### Task goal:
Copy out the data below from the line containing "What Plotly code" to the line containing "x_ticks = [0, 50, 100, 150, 200]", both lines included, with all images left out.

Charts and diagrams as code:

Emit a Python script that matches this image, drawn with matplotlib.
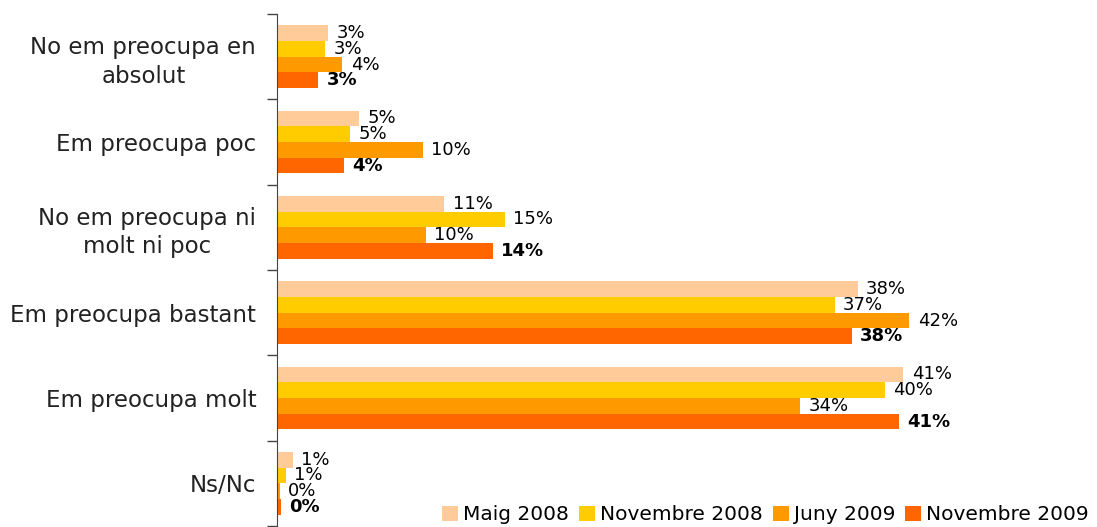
import matplotlib
matplotlib.use("Agg")
import matplotlib.pyplot as plt
import numpy as np

categories = ["No em preocupa en\nabsolut", "Em preocupa poc", "No em preocupa ni\nmolt ni poc",
              "Em preocupa bastant", "Em preocupa molt", "Ns/Nc"]
series_names = ["Maig 2008", "Novembre 2008", "Juny 2009", "Novembre 2009"]
maig_2008 = [3.35, 5.4, 11.0, 38.2, 41.2, 1.05]
nov_2008 = [3.15, 4.8, 15.0, 36.7, 40.0, 0.6]
juny_2009 = [4.3, 9.6, 9.8, 41.6, 34.4, 0.2]
nov_2009 = [2.7, 4.4, 14.2, 37.8, 40.9, 0.26]
colors = ["#FFCC99", "#FFCC00", "#FF9900", "#FF6600"]

plt.rcParams['font.family'] = ['DejaVu Sans']
fig = plt.figure(figsize=(10.97, 5.27), dpi=100)
ax = fig.add_axes([277/1097, 1 - 526/527, 1 - 277/1097, (526 - 14)/527])

series = [maig_2008, nov_2008, juny_2009, nov_2009]
h = 0.184
y = np.arange(len(categories))
for k, (vals, col, name) in enumerate(zip(series, colors, series_names)):
    pos = y + (k - 1.5) * h
    ax.barh(pos, vals, height=h, color=col, label=name, linewidth=0)
    for p, v in zip(pos, vals):
        ax.annotate(f"{round(v):d}%", (v, p), xytext=(6, 0), textcoords="offset points",
                    va="center", ha="left", fontsize=13,
                    fontweight="bold" if k == 3 else "normal", color="black")

ax.set_ylim(len(categories) - 0.5, -0.5)
ax.set_xlim(0, 820 / 15.2)
ax.set_yticks(y)
ax.set_yticklabels(categories, fontsize=16.5, color="#222222", linespacing=1.3)
for lbl in ax.get_yticklabels():
    lbl.set_multialignment("center")
ax.tick_params(axis="y", which="major", length=0, pad=15)
ax.set_yticks(np.arange(-0.5, len(categories), 1.0), minor=True)
ax.tick_params(axis="y", which="minor", length=7, width=1, color="#444444")
ax.set_xticks([])
for s in ["top", "right", "bottom"]:
    ax.spines[s].set_visible(False)
ax.spines["left"].set_color("#444444")

fig.legend(loc="lower right", bbox_to_anchor=(1.0, -0.01), ncol=4, frameon=False,
           fontsize=14.5, handlelength=0.8, handleheight=0.8, handletextpad=0.25,
           columnspacing=0.5, borderaxespad=0.0)

fig.savefig("out.png", dpi=100)
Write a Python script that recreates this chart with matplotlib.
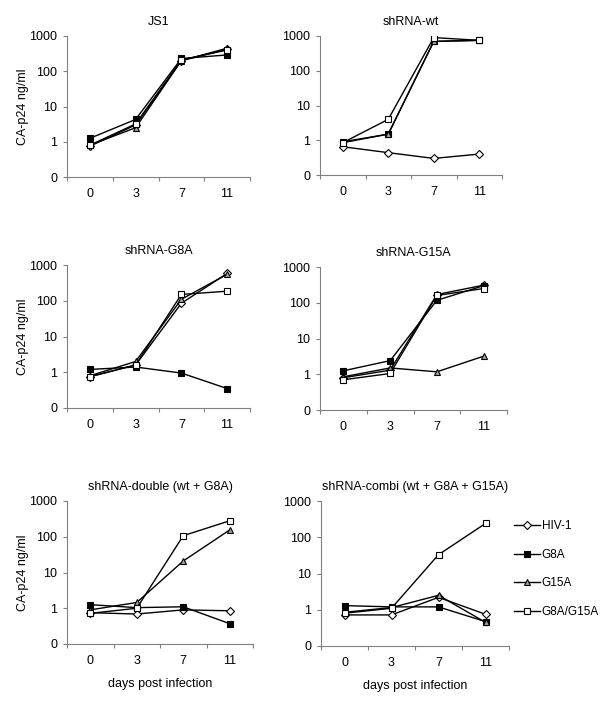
import numpy as np
import matplotlib
matplotlib.use("Agg")
import matplotlib.pyplot as plt

plt.rcParams["font.family"] = ["Liberation Sans", "DejaVu Sans"]
plt.rcParams["font.size"] = 9

# === Data ===
days = ["0", "3", "7", "11"]
series_names = ["HIV-1", "G8A", "G15A", "G8A/G15A"]
titles = ["JS1", "shRNA-wt", "shRNA-G8A", "shRNA-G15A",
          "shRNA-double (wt + G8A)", "shRNA-combi (wt + G8A + G15A)"]

# rows: HIV-1, G8A, G15A, G8A/G15A  (CA-p24 ng/ml)
js1 = [[0.75, 3.0, 200, 420],
       [1.25, 4.3, 230, 290],
       [0.8, 2.5, 200, 450],
       [0.8, 3.2, 210, 400]]
sh_wt = [[0.65, 0.44, 0.30, 0.40],
         [0.9, 1.5, 700, 750],
         [0.85, 1.5, 700, 750],
         [0.85, 4.0, 900, 750]]
sh_g8a = [[0.75, 1.6, 85, 580],
          [1.2, 1.4, 0.95, 0.35],
          [0.8, 2.0, 110, 550],
          [0.75, 1.6, 150, 185]]
sh_g15a = [[0.8, 1.3, 170, 310],
           [1.25, 2.4, 117, 300],
           [0.85, 1.5, 1.17, 3.2],
           [0.7, 1.05, 160, 250]]
sh_double = [[0.75, 0.69, 0.9, 0.85],
             [1.26, 1.04, 1.1, 0.37],
             [0.9, 1.45, 21, 155],
             [0.72, 1.0, 107, 280]]
sh_combi = [[0.72, 0.72, 2.2, 0.75],
            [1.3, 1.2, 1.2, 0.47],
            [0.85, 1.15, 2.5, 0.45],
            [0.8, 1.1, 33, 240]]
panels = [js1, sh_wt, sh_g8a, sh_g15a, sh_double, sh_combi]

styles = [dict(marker="D", mfc="white", ms=4.5),
          dict(marker="s", mfc="black", ms=4.5),
          dict(marker="^", mfc="#a0a0a0", ms=5),
          dict(marker="s", mfc="white", ms=4.5)]

# axes boxes in pixels: left, right, top, bottom
boxes = [(67, 250, 36, 177), (320, 502, 36, 175),
         (67, 250, 265, 408), (320, 507, 267, 410),
         (67, 253, 501, 644), (321, 509, 501, 646)]

W, H = 600, 708
fig = plt.figure(figsize=(6, 7.08), dpi=100)
axes = []
for i, (data, title, (l, r, t, b)) in enumerate(zip(panels, titles, boxes)):
    ax = fig.add_axes([l / W, 1 - b / H, (r - l) / W, (b - t) / H])
    x = np.arange(len(days))
    for vals, st, name in zip(data, styles, series_names):
        ax.plot(x, vals, color="black", lw=1, mec="black", mew=0.8,
                label=name, **st)
    ax.set_yscale("log")
    ax.set_ylim(0.1, 1000)
    ax.set_yticks([0.1, 1, 10, 100, 1000])
    ax.set_yticklabels(["0", "1", "10", "100", "1000"])
    ax.minorticks_off()
    ax.set_xlim(-0.5, 3.5)
    ax.set_xticks(x)
    ax.set_xticklabels(days)
    ax.set_xticks([-0.5, 0.5, 1.5, 2.5, 3.5], minor=True)
    ax.tick_params(axis="x", which="major", length=0, pad=8)
    ax.tick_params(axis="x", which="minor", length=3, color="#808080", width=0.8)
    ax.tick_params(axis="y", which="major", length=3, color="#808080", width=0.8, pad=4)
    ax.tick_params(axis="y", which="minor", left=False)
    for s in ["top", "right"]:
        ax.spines[s].set_visible(False)
    for s in ["left", "bottom"]:
        ax.spines[s].set_color("#808080")
        ax.spines[s].set_linewidth(0.8)
    ax.set_title(title, fontsize=9, pad=8)
    if i % 2 == 0:
        ax.set_ylabel("CA-p24 ng/ml", fontsize=9, labelpad=0)
    if i >= 4:
        ax.set_xlabel("days post infection", fontsize=9, labelpad=8)
    axes.append(ax)

axes[5].legend(loc="upper left", bbox_to_anchor=(508 / W, 1 - 514 / H),
               bbox_transform=fig.transFigure, frameon=False, borderpad=0,
               handlelength=2.2, handletextpad=0.15, labelspacing=1.42,
               fontsize=8.5)

fig.savefig("out.png", dpi=100)
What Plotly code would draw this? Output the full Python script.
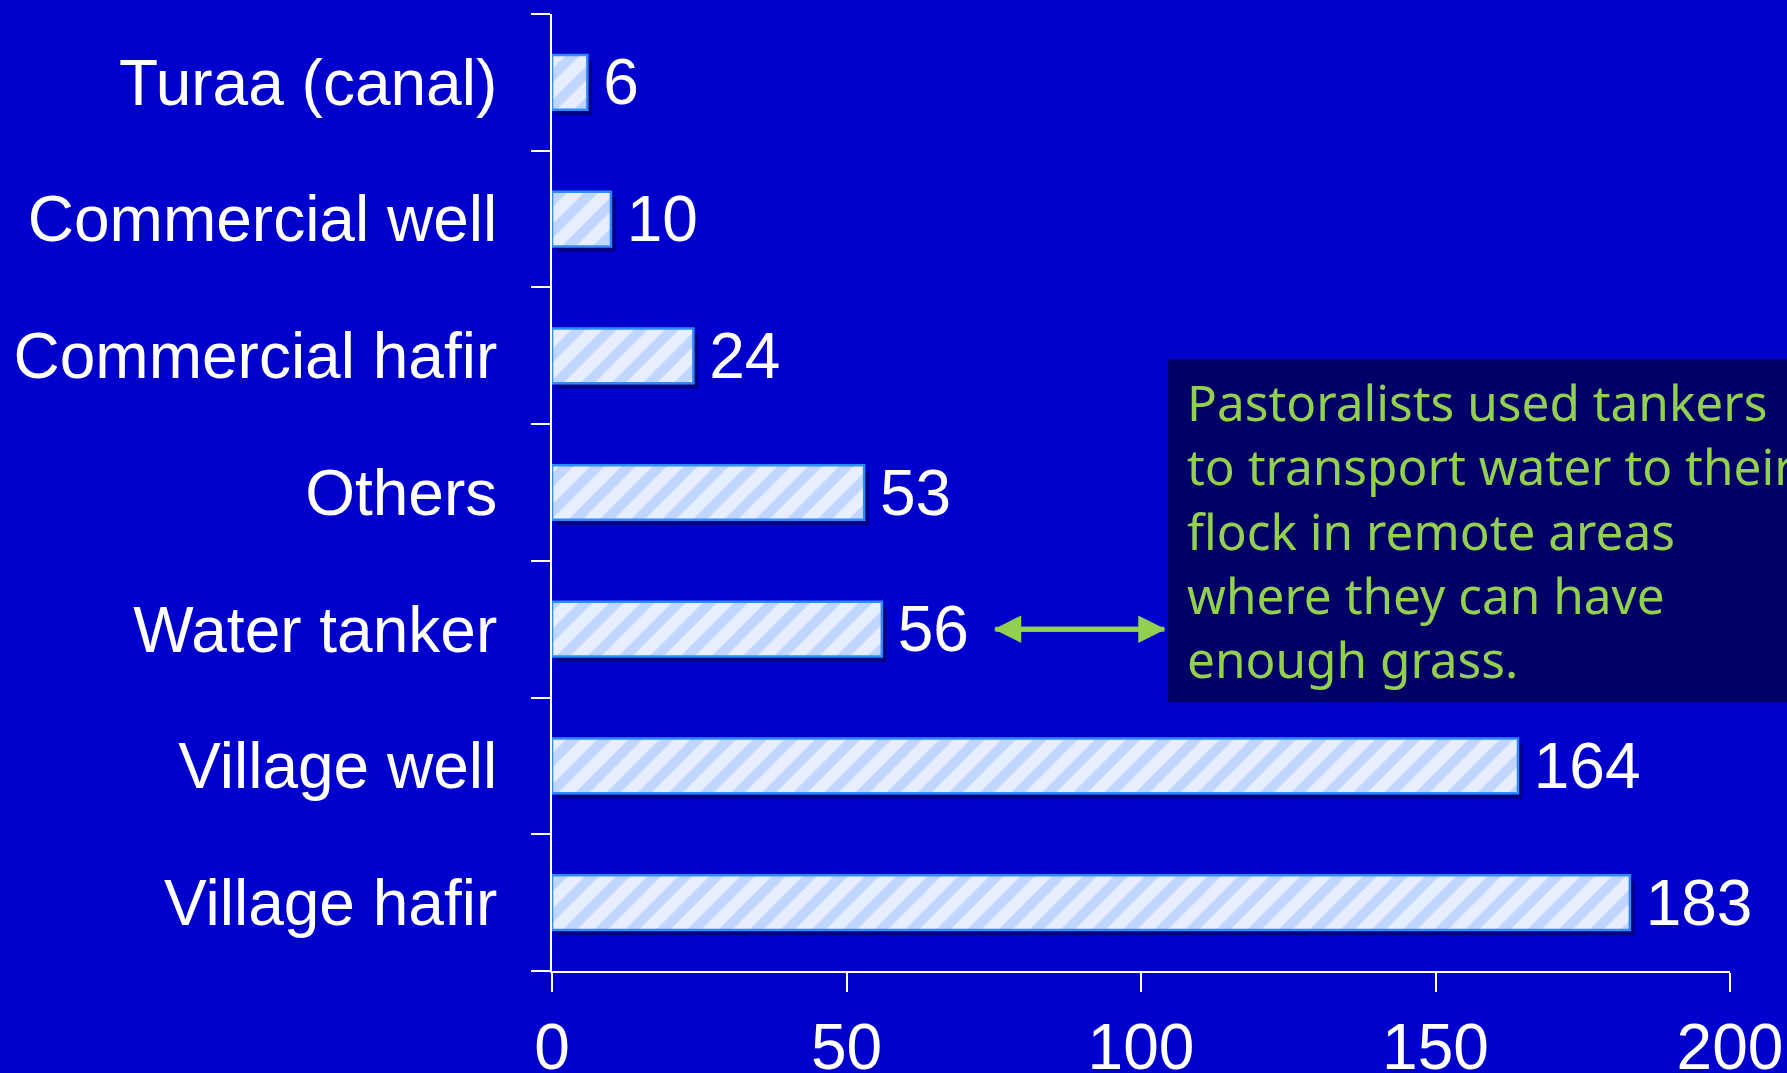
import plotly.graph_objects as go

# Water sources, listed bottom to top as they appear on the axis
categories = ["Village hafir", "Village well", "Water tanker", "Others",
              "Commercial hafir", "Commercial well", "Turaa (canal)"]
counts = [183, 164, 56, 53, 24, 10, 6]

x_ticks = [0, 50, 100, 150, 200]

note_lines = [
    "Pastoralists used tankers",
    "to transport water to their",
    "flock in remote areas",
    "where they can have",
    "enough grass.",
]

BG = "#0000CC"
GREEN = "#92D050"
BOX = "#000066"
LABEL_FONT = "Liberation Sans, Arial, sans-serif"

fig = go.Figure()

# soft drop shadow under each bar
fig.add_trace(go.Bar(
    y=categories, x=counts, orientation="h",
    base=0.8, width=0.4, offset=-0.24,
    marker=dict(color="rgba(0,0,70,0.55)", line=dict(width=0)),
    hoverinfo="skip", showlegend=False,
))

# hatched bars with their value labels
fig.add_trace(go.Bar(
    y=categories, x=counts, orientation="h",
    width=0.4,
    marker=dict(
        color="#E6EEFF",
        line=dict(color="#2E8BFF", width=2.5),
        pattern=dict(shape="/", fgcolor="#9ABDFF", bgcolor="#E6EEFF",
                     size=22, solidity=0.45),
    ),
    texttemplate="\u2009%{x}", textposition="outside", cliponaxis=False,
    constraintext="none",
    textfont=dict(family=LABEL_FONT, size=64, color="white"),
    showlegend=False,
))

# callout box with explanatory text
fig.add_shape(type="rect", xref="paper", yref="paper",
              x0=0.5229, x1=1.1, y0=0.2811, y1=0.6395,
              fillcolor=BOX, line=dict(width=0), layer="above")

fig.add_annotation(
    xref="paper", yref="paper", x=0.537, y=0.4600,
    xanchor="left", yanchor="middle", align="left",
    text="<br>".join(note_lines), showarrow=False,
    font=dict(family="Noto Sans, DejaVu Sans, sans-serif", size=49.5, color=GREEN),
)

# double-headed arrow pointing from the Water tanker bar to the note
for tail, head in ((75, 104.2), (104.2, 75)):
    fig.add_annotation(
        x=head, y="Water tanker", xref="x", yref="y",
        ax=tail, ay=0, axref="x", ayref="pixel",
        showarrow=True, arrowhead=2, arrowsize=1.1, arrowwidth=5,
        arrowcolor=GREEN, text="",
    )

fig.update_layout(
    width=1787, height=1073,
    paper_bgcolor=BG, plot_bgcolor=BG,
    margin=dict(l=552, r=57, t=14, b=102, autoexpand=False),
    barmode="overlay",
    showlegend=False,
    font=dict(family=LABEL_FONT, color="white", size=64),
)

fig.update_xaxes(
    range=[0, 200], tickvals=x_ticks, ticktext=[str(v) for v in x_ticks],
    showgrid=False, zeroline=False,
    showline=True, linecolor="white", linewidth=2,
    ticks="outside", ticklen=19, tickwidth=2, tickcolor="white",
    tickfont=dict(family=LABEL_FONT, size=64, color="white"),
    automargin=False, fixedrange=True,
)

fig.update_yaxes(
    categoryorder="array", categoryarray=categories,
    showgrid=False, zeroline=False,
    showline=True, linecolor="white", linewidth=2,
    ticks="outside", ticklen=19, tickwidth=2, tickcolor="white",
    tickson="boundaries", ticklabelstandoff=40,
    tickfont=dict(family=LABEL_FONT, size=64, color="white"),
    automargin=False, fixedrange=True,
)

fig.write_html("out.html")
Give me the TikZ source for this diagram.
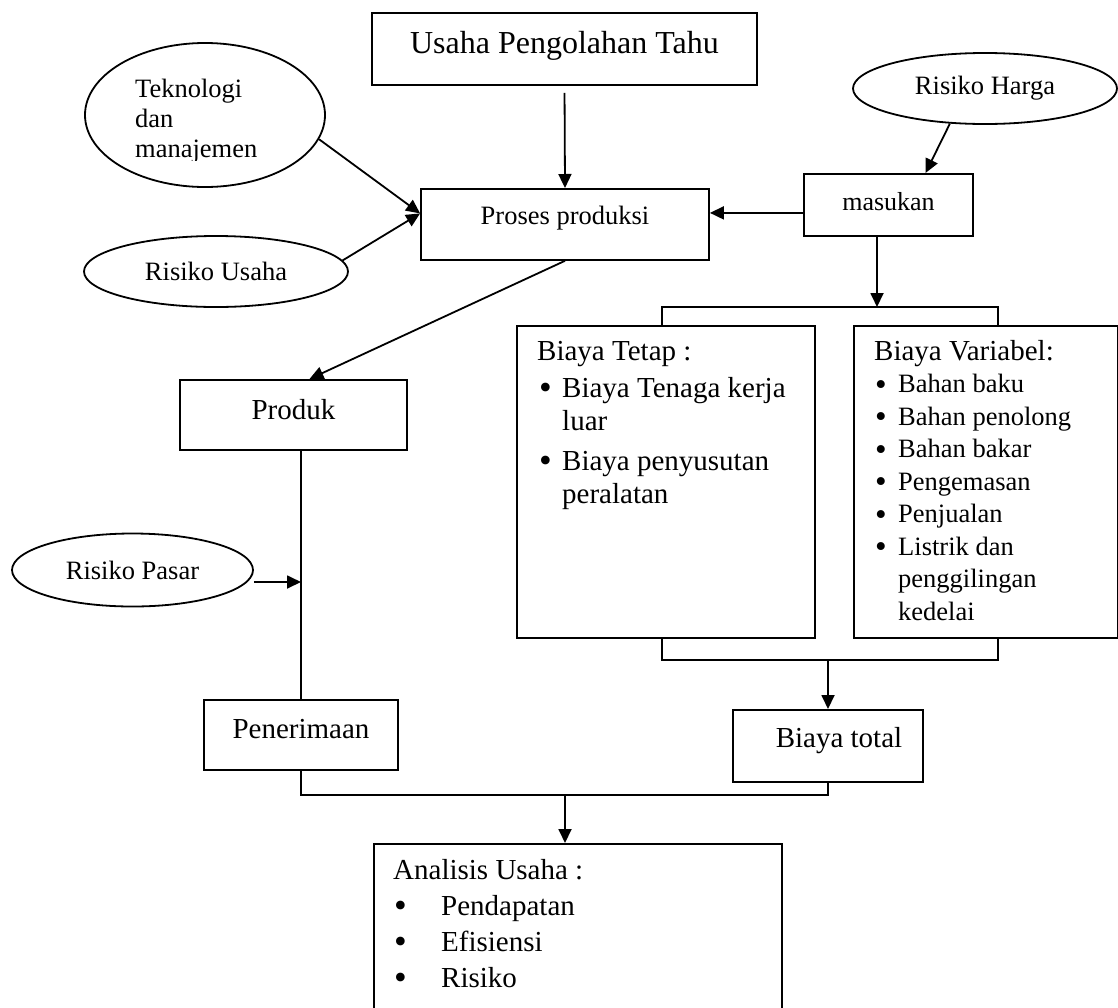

### Task result:
What Plotly code would draw this? Output the full Python script.
import plotly.graph_objects as go

# Water sources, listed bottom to top as they appear on the axis
categories = ["Village hafir", "Village well", "Water tanker", "Others",
              "Commercial hafir", "Commercial well", "Turaa (canal)"]
counts = [183, 164, 56, 53, 24, 10, 6]

x_ticks = [0, 50, 100, 150, 200]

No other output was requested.